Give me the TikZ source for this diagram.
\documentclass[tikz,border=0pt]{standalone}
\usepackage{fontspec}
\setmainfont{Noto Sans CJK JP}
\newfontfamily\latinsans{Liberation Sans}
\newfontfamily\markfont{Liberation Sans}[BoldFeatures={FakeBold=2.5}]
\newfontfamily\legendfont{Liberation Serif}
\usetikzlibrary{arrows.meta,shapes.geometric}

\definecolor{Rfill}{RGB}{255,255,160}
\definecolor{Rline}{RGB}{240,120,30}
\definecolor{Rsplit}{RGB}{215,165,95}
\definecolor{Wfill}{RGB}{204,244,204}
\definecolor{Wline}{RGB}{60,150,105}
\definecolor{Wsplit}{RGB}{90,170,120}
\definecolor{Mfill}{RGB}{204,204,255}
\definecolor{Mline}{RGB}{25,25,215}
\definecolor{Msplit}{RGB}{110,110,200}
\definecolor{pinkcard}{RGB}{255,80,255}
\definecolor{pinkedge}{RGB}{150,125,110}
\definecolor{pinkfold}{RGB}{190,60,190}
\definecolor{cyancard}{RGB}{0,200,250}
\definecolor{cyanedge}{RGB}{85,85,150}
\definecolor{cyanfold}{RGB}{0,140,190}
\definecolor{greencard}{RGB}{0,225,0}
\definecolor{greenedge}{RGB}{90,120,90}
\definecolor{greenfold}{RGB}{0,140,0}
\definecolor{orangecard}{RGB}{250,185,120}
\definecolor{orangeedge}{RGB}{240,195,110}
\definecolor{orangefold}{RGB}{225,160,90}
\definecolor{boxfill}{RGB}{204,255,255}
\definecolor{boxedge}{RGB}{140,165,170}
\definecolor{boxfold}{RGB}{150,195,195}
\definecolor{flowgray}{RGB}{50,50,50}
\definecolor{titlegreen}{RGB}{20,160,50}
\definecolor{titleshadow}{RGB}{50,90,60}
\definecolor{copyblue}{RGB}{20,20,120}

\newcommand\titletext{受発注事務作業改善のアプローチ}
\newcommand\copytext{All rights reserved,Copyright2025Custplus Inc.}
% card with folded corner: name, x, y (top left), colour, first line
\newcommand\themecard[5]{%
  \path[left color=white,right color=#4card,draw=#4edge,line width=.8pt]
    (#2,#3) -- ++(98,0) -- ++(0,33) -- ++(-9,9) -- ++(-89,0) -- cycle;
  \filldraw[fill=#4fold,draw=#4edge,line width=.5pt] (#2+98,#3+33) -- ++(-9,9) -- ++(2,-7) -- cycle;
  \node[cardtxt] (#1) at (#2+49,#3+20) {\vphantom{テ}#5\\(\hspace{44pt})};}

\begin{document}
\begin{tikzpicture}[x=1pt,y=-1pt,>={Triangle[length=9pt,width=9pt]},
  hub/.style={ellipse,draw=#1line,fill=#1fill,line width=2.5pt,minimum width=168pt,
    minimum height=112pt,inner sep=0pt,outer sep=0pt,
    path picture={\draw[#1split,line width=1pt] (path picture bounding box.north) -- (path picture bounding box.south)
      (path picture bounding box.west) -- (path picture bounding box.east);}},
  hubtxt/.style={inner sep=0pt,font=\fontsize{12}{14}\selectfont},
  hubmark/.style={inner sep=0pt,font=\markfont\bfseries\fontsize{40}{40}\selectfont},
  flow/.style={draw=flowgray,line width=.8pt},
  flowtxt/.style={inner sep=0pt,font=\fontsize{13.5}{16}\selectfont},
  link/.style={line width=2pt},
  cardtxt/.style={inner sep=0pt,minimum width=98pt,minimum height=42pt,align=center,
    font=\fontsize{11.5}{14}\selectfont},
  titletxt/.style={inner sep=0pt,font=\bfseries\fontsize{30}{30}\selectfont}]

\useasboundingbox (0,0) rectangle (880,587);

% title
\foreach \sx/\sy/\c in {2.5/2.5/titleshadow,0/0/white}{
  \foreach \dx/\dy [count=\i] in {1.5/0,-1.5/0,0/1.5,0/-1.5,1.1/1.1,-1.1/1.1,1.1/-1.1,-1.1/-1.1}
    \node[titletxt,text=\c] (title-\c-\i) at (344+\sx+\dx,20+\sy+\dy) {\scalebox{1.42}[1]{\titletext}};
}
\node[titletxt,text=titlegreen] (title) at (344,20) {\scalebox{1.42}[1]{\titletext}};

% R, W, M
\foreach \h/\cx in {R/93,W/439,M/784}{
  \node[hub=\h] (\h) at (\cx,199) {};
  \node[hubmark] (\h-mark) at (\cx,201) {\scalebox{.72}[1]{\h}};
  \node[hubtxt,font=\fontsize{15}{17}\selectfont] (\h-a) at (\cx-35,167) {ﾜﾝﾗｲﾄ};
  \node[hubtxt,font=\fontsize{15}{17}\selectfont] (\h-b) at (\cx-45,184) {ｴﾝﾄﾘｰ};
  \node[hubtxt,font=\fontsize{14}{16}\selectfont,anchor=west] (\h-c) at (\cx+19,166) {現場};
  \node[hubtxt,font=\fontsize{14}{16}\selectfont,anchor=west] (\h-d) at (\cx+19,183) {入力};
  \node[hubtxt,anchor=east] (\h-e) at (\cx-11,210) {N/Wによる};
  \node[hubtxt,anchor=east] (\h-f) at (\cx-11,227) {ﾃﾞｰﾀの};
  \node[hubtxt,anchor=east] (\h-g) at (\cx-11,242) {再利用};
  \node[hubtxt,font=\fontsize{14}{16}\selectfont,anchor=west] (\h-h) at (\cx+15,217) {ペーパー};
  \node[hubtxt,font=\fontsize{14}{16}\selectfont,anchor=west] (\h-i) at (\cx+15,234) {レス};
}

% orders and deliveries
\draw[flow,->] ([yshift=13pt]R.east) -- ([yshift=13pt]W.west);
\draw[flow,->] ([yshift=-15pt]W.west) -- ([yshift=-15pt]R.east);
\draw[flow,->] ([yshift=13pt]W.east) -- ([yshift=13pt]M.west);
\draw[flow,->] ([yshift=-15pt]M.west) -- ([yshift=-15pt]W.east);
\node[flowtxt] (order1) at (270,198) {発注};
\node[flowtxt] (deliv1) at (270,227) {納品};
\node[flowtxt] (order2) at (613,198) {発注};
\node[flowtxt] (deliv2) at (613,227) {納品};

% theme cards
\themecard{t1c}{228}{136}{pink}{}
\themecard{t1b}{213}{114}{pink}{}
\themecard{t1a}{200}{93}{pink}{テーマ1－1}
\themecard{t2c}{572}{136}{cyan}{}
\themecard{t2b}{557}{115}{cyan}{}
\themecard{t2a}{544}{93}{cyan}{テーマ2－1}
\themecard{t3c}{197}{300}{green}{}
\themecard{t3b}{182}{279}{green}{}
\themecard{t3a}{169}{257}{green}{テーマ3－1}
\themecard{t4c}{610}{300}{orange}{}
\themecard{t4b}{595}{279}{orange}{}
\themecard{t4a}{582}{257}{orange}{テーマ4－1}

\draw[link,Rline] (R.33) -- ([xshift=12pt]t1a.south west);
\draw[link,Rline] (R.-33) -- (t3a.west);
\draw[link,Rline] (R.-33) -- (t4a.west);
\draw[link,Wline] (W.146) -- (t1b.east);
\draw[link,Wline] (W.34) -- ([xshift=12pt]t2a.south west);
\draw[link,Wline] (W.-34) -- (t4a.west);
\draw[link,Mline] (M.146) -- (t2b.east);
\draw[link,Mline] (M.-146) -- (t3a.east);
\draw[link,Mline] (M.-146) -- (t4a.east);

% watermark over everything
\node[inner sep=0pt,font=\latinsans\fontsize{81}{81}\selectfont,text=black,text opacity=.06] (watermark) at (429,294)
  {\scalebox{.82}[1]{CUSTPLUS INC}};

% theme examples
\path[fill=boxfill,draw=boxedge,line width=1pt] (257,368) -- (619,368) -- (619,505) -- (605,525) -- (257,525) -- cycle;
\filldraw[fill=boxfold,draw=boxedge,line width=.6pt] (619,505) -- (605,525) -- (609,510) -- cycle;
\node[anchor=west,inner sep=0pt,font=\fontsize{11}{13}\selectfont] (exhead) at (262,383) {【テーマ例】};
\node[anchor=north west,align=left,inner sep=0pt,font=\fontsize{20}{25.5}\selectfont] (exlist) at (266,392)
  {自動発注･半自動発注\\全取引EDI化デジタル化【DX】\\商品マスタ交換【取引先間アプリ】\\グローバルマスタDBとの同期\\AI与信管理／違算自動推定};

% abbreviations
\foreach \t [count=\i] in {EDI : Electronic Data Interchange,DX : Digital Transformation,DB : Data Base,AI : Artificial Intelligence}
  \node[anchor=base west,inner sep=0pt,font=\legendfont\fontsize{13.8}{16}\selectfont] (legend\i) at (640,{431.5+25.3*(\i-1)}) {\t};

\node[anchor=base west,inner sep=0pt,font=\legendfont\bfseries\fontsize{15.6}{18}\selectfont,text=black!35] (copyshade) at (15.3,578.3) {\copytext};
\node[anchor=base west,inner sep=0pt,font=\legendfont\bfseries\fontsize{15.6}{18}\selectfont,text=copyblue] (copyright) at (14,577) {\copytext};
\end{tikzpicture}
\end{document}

...

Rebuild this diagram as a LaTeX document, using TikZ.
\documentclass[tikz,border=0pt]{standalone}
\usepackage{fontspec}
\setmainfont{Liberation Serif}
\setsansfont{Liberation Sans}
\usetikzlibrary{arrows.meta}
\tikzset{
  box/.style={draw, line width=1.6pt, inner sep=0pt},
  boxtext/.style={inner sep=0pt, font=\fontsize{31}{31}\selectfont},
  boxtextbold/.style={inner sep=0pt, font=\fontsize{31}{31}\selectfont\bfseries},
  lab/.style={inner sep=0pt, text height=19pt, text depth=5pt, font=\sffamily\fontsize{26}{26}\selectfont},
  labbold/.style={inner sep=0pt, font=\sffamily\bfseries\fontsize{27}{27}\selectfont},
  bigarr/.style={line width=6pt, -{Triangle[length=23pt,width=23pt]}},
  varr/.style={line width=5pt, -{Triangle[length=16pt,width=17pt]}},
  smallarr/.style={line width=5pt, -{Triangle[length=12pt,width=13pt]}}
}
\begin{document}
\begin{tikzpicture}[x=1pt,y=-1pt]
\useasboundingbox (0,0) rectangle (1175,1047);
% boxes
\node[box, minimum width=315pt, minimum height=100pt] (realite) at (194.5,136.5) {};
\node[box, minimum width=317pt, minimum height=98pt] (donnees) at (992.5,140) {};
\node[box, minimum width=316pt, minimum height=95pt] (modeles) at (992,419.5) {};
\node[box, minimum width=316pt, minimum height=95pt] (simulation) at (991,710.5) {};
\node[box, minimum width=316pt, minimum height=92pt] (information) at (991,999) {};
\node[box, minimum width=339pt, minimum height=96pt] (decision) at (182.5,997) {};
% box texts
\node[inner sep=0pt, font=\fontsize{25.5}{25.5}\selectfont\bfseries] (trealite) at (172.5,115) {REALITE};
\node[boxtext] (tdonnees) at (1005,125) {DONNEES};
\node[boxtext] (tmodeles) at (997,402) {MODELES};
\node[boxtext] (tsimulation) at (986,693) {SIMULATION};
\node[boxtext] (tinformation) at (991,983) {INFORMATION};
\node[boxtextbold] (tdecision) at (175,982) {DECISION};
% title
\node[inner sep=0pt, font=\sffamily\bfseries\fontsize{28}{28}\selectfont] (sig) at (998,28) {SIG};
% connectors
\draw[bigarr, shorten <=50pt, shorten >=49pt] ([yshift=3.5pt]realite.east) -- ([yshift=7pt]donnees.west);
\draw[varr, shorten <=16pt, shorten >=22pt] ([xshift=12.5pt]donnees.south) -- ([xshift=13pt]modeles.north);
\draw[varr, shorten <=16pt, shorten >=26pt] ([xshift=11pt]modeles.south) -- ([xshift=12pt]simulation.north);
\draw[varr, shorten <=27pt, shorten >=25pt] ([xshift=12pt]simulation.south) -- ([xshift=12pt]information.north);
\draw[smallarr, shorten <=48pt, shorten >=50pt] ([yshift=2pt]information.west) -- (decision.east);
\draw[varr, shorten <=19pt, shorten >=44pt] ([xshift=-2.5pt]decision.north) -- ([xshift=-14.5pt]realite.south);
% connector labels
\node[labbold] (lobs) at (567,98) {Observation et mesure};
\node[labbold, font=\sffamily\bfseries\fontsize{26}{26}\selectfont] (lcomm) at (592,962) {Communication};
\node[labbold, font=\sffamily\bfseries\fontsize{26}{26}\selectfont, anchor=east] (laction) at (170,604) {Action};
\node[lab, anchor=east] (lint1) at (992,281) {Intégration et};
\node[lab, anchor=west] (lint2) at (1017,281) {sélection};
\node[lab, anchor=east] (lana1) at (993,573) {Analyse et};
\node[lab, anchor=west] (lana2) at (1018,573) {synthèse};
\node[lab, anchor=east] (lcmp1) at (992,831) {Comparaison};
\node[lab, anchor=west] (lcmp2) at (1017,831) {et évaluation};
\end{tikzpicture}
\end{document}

● **Given exercise**:
Give again only the lines from the one bearing "Give me the TikZ source for this diagram." through the one bearing "(#1) at (#2+49,#3+20)", exactly as they stand.

● **Written answer**:
Give me the TikZ source for this diagram.
\documentclass[tikz,border=0pt]{standalone}
\usepackage{fontspec}
\setmainfont{Noto Sans CJK JP}
\newfontfamily\latinsans{Liberation Sans}
\newfontfamily\markfont{Liberation Sans}[BoldFeatures={FakeBold=2.5}]
\newfontfamily\legendfont{Liberation Serif}
\usetikzlibrary{arrows.meta,shapes.geometric}

\definecolor{Rfill}{RGB}{255,255,160}
\definecolor{Rline}{RGB}{240,120,30}
\definecolor{Rsplit}{RGB}{215,165,95}
\definecolor{Wfill}{RGB}{204,244,204}
\definecolor{Wline}{RGB}{60,150,105}
\definecolor{Wsplit}{RGB}{90,170,120}
\definecolor{Mfill}{RGB}{204,204,255}
\definecolor{Mline}{RGB}{25,25,215}
\definecolor{Msplit}{RGB}{110,110,200}
\definecolor{pinkcard}{RGB}{255,80,255}
\definecolor{pinkedge}{RGB}{150,125,110}
\definecolor{pinkfold}{RGB}{190,60,190}
\definecolor{cyancard}{RGB}{0,200,250}
\definecolor{cyanedge}{RGB}{85,85,150}
\definecolor{cyanfold}{RGB}{0,140,190}
\definecolor{greencard}{RGB}{0,225,0}
\definecolor{greenedge}{RGB}{90,120,90}
\definecolor{greenfold}{RGB}{0,140,0}
\definecolor{orangecard}{RGB}{250,185,120}
\definecolor{orangeedge}{RGB}{240,195,110}
\definecolor{orangefold}{RGB}{225,160,90}
\definecolor{boxfill}{RGB}{204,255,255}
\definecolor{boxedge}{RGB}{140,165,170}
\definecolor{boxfold}{RGB}{150,195,195}
\definecolor{flowgray}{RGB}{50,50,50}
\definecolor{titlegreen}{RGB}{20,160,50}
\definecolor{titleshadow}{RGB}{50,90,60}
\definecolor{copyblue}{RGB}{20,20,120}

\newcommand\titletext{受発注事務作業改善のアプローチ}
\newcommand\copytext{All rights reserved,Copyright2025Custplus Inc.}
% card with folded corner: name, x, y (top left), colour, first line
\newcommand\themecard[5]{%
  \path[left color=white,right color=#4card,draw=#4edge,line width=.8pt]
    (#2,#3) -- ++(98,0) -- ++(0,33) -- ++(-9,9) -- ++(-89,0) -- cycle;
  \filldraw[fill=#4fold,draw=#4edge,line width=.5pt] (#2+98,#3+33) -- ++(-9,9) -- ++(2,-7) -- cycle;
  \node[cardtxt] (#1) at (#2+49,#3+20) {\vphantom{テ}#5\\(\hspace{44pt})};}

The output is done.